Collected data:
* BEGIN *

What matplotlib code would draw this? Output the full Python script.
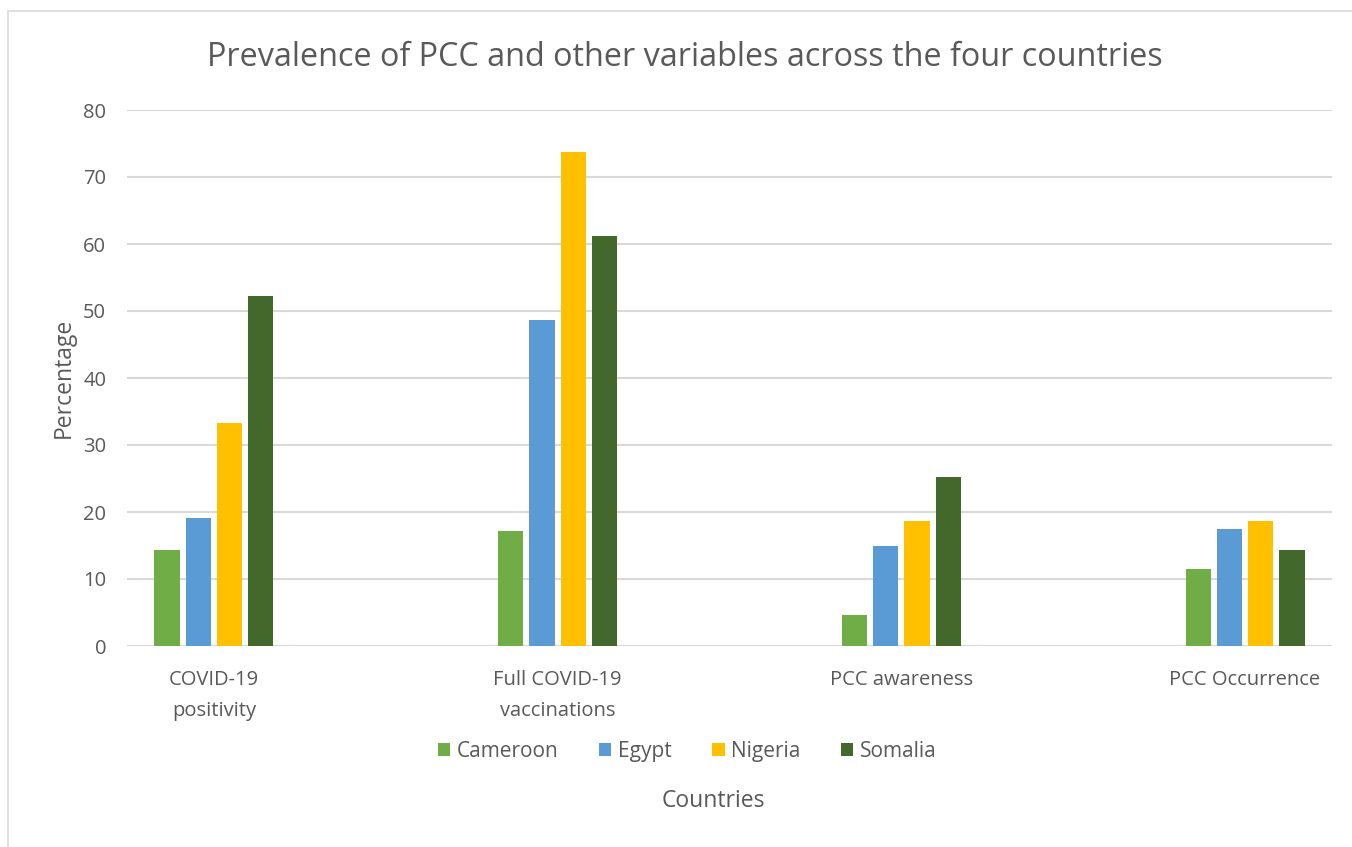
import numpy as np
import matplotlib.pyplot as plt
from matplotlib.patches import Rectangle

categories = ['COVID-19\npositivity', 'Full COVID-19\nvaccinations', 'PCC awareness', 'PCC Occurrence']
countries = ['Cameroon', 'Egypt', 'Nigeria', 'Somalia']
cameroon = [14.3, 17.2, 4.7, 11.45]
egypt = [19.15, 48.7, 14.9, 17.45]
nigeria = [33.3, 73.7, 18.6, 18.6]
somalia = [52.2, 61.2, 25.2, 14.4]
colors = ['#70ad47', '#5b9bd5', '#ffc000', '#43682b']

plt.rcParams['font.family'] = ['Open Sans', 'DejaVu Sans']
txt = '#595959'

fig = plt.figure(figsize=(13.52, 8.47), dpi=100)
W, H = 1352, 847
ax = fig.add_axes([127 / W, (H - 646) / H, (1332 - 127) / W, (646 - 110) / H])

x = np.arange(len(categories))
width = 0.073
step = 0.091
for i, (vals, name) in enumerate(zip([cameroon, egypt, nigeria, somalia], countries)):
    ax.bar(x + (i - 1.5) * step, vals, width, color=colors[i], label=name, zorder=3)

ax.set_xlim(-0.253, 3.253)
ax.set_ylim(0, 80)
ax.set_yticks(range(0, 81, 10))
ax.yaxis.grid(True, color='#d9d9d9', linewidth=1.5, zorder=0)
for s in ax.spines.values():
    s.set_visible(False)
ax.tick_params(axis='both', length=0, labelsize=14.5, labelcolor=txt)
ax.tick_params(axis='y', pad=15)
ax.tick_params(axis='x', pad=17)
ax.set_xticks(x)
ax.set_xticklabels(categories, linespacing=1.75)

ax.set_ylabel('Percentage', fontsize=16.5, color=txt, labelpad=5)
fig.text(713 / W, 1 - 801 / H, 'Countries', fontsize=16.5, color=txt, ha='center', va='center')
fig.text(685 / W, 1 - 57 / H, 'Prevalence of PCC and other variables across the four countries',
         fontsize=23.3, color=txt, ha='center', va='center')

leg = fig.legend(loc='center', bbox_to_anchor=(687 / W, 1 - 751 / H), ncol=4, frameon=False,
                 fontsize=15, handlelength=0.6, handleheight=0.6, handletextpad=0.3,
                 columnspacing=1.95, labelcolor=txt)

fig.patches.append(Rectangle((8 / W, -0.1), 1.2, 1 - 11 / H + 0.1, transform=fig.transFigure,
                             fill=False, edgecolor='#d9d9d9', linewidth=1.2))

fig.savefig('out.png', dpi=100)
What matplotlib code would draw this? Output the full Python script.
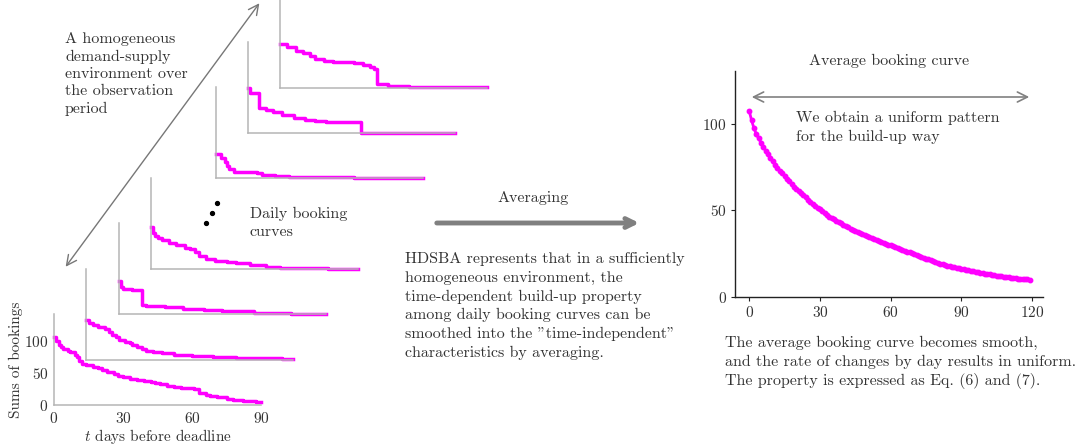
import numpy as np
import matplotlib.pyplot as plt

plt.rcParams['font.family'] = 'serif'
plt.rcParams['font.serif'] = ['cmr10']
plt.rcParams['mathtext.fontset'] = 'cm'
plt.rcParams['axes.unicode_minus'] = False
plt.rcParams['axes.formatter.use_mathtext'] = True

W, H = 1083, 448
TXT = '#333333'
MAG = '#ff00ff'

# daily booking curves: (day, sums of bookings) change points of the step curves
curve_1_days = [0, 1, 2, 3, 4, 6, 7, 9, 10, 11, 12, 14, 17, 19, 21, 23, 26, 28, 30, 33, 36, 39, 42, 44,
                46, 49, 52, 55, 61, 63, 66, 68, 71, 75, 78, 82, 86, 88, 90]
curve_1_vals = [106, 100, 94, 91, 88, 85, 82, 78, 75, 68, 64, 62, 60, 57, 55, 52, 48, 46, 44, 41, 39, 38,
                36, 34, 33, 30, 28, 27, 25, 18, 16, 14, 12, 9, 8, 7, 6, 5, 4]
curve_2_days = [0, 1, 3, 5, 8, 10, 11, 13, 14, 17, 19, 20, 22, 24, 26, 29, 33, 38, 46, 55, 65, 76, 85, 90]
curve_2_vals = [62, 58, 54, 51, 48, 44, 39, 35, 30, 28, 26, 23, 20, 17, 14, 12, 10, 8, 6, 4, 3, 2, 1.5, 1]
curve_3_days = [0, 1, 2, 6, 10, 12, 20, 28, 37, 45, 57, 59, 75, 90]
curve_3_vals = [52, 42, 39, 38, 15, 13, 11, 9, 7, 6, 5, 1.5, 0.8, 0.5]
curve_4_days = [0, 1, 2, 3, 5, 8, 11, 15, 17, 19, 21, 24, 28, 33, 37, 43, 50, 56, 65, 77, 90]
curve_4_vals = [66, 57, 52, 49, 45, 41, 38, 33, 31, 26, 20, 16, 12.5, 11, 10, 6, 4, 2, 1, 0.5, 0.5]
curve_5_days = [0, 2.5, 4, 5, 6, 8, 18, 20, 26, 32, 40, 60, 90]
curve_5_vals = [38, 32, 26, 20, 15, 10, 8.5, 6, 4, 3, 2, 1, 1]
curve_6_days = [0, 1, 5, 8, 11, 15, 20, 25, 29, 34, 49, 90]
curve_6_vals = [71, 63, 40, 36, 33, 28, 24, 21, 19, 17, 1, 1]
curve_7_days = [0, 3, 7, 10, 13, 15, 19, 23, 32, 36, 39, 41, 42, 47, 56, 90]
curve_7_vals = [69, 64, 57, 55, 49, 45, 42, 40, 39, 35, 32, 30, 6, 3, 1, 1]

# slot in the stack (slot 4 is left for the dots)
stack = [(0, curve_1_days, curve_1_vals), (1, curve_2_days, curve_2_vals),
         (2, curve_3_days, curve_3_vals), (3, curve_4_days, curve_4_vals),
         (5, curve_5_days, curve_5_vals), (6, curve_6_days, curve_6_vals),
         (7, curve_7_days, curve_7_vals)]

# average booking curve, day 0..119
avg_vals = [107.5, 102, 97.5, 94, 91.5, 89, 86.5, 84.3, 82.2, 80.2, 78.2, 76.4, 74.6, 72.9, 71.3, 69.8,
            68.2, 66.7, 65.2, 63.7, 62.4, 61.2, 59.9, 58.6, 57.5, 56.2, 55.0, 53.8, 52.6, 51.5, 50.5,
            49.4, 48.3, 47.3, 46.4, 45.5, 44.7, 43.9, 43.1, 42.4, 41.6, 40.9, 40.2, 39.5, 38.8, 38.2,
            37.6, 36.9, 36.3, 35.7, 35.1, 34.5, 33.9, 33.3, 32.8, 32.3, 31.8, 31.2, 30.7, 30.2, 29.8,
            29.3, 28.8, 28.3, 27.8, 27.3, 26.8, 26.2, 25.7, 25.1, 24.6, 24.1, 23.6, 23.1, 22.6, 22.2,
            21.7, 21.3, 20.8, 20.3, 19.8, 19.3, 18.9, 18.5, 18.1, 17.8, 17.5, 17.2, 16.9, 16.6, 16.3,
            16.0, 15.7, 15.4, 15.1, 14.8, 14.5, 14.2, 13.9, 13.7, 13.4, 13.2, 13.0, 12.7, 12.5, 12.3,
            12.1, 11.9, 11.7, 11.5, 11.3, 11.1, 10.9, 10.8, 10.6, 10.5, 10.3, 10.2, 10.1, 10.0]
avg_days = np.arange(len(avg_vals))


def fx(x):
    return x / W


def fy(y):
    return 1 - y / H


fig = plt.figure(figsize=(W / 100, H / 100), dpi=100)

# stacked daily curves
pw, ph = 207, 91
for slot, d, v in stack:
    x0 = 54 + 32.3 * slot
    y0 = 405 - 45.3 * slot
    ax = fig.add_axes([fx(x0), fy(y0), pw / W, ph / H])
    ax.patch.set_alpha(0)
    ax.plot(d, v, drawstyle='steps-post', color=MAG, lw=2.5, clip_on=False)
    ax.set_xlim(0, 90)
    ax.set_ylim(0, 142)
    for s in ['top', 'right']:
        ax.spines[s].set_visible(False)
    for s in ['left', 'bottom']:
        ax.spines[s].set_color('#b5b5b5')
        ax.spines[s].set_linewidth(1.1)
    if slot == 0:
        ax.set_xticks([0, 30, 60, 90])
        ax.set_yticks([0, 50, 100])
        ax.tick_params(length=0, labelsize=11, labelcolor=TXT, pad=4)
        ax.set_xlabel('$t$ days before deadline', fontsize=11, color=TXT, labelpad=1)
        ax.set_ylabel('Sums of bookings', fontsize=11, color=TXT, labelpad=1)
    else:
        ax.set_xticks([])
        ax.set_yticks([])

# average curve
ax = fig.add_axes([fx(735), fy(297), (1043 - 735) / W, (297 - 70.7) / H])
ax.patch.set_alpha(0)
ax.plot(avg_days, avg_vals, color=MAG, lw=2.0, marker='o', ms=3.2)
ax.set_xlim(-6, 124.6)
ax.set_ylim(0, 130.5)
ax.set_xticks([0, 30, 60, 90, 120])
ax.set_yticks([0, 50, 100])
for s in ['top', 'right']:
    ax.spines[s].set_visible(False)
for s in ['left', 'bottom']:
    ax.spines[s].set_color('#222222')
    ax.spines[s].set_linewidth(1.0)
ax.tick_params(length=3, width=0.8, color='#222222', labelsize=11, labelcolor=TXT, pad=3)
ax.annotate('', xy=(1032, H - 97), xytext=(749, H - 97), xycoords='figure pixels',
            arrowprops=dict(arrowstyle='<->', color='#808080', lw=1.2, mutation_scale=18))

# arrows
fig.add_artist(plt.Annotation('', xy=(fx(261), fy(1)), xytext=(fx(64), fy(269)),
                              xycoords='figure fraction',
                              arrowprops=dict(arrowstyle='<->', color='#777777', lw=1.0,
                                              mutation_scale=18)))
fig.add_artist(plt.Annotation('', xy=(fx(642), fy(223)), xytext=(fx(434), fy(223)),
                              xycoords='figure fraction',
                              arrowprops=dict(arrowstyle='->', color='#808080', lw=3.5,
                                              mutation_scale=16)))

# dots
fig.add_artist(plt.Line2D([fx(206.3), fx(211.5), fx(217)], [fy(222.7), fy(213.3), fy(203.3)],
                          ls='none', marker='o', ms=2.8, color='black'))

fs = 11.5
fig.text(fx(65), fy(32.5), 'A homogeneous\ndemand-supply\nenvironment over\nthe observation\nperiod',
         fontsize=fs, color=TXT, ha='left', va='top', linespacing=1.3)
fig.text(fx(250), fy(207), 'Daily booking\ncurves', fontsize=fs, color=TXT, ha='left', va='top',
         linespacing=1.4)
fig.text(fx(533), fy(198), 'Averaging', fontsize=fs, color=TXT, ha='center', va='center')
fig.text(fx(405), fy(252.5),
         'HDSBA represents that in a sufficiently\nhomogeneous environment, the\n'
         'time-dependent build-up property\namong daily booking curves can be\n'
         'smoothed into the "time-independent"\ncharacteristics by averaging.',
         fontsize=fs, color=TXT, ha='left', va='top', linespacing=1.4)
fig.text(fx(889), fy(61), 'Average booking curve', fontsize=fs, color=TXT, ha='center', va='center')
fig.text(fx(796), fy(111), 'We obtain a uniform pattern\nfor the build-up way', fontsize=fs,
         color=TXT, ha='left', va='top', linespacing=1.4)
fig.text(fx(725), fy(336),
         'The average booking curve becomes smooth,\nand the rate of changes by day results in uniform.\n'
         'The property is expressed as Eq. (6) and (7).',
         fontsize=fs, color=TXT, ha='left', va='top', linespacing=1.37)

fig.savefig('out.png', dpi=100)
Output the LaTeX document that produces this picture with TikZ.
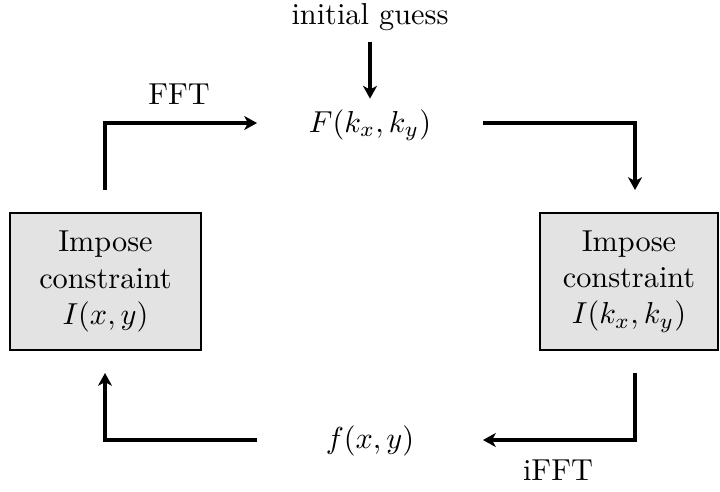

* END *

§ Exercise requirements: Exactly restate the lines from the beginning of the data through the line with "from matplotlib.patches import Rectangle", and no others, keeping pictures out.

§ Answer to this exercise:
What matplotlib code would draw this? Output the full Python script.
import numpy as np
import matplotlib.pyplot as plt
from matplotlib.patches import Rectangle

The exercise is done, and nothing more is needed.